Saturday, August 4, 2012

Warning Girls: Your Mother is Ridiculous

I remember so clearly the first night I tried to put  Libby to bed in her crib.  I missed her so much that I went and got her and put her back in her spot next to me.  Her nursery right across the hall from our bedroom just felt too far away.  After all, she was part of me at one time.  So began my journey into the ridiculous, known as, I just might love my kids a little bit too much.  Let me just stop your reading here if you don't want to read a post on how much I love my kids.
My parents came and picked up my girl today.  I knew that I would feel sad and most likely cry a lot, which I did, but what I didn't know is how deafening the silence would be once she was gone. I told Kev that I felt like someone turned the clinky-clanky princess music off and switched off all the sparkly lights.

For the first moments that she was gone all we heard was quiet.  In the absence of my Little I realized things about her that I'm sure I didn't realize before.  I know that she lives up to her name, and  I know that she is excellent at being little, but what I didn't realize was the energy she brings to our family or that  her vivacious spirit lights up the room.

I want to climb to the top of a really tall mountain and scream at the top of my lungs to the world "do you have any idea how special she is?!"  This girl talks to rabbits, she has a very deep relationship with an invisible plastic space man, and she is totally fine wearing one silver shoe and one blue.

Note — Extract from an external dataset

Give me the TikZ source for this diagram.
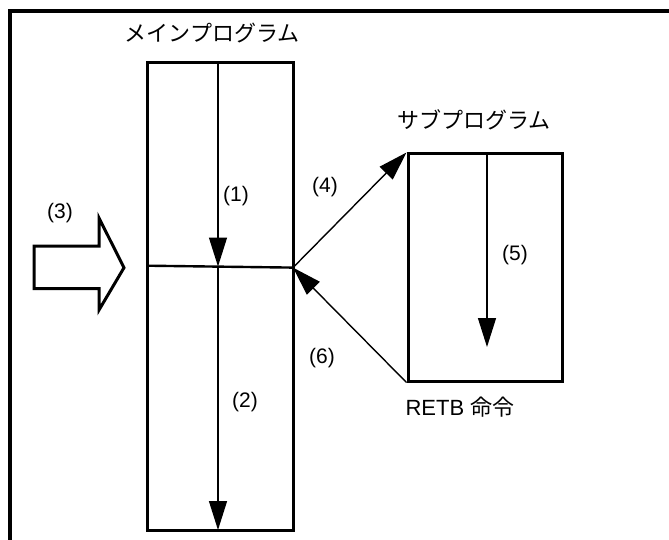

 She is so fearfully and wonderfully made....While the ridiculous mother that I am wants to hold her close to me and keep her safe from harm, the little twinkle in her eye that looks over her shoulder at me and takes just one more step further away  tells me that this free spirited girl will have no problem telling the world herself just exactly who she is.

She is amazing to me.
I miss her.

I know what you're thinking...it's not that big of a deal, she will have a blast, it is good for her, it is good for me, it is good for Maggie.  I know these things and I agree with them.
But I love her like crazy...
Crazy, probably being the most important word in that structurally incorrect sentence.
 
 


Grace and Peace

1 comment:

Sandra said...

Carly I don't believe it is possible to love those girls too much and I would be more concerned if you didn't miss Libby so much.

Love the picture of her with the butterfly landed on her head and the concentration on the face when she is balancing on the tree trunk.